Is this a book my child should read?
I seriously don't think so. There's slight language, some sexual content, and a good amount of battle carnage in this novel. I wouldn't let my child younger than 14 read this book, but that's up to you.
How come you wrote so graphically about the battle scenes?
I wanted to show the horrors of the American Revolutionary War to impress upon the reader how horrendous the war was, how awful the sacrifice. Americans know a lot about World War II and the American Civil War. But the Revolutionary War is often overlooked and the details are even less known. This book is my attempt to unearth a small bit of what the men and women went through to give us the freedom we have today.
What's your opinion of the British during the War?
Most of the British soldiers were good, patriotic men fighting for their country, or to escape jail time and penalties back home.
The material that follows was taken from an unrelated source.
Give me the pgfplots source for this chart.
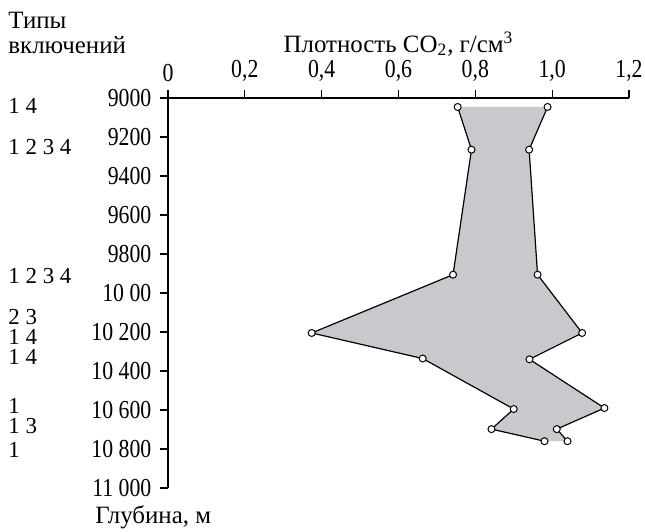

I totally don't buy into the black and white Americans good and British bad picture. The Americans did some pretty horrible things to each other during the war, as did the British to the colonists. In many ways, your average British soldier was no more good or bad than your average American soldier.
Did you write Revolutionary Rosanna to bash on England during that time?
Absolutely not! The emphasis I attempted to convey is more an examination of the real truth of the matter: the American colonists were fighting for self-representational government, and in that vein, the right to "be free". England had it's own form of government at the time, and it worked well for them. It just didn't work that well for the colonies, since ~3,000 miles of ocean separated them. So a system that worked good for England couldn't for the colonies. That's all.
Will you write sequels?
Well, yes. In fact, I have the sequel largely written, but it needs some major plot re-writes... so we'll see.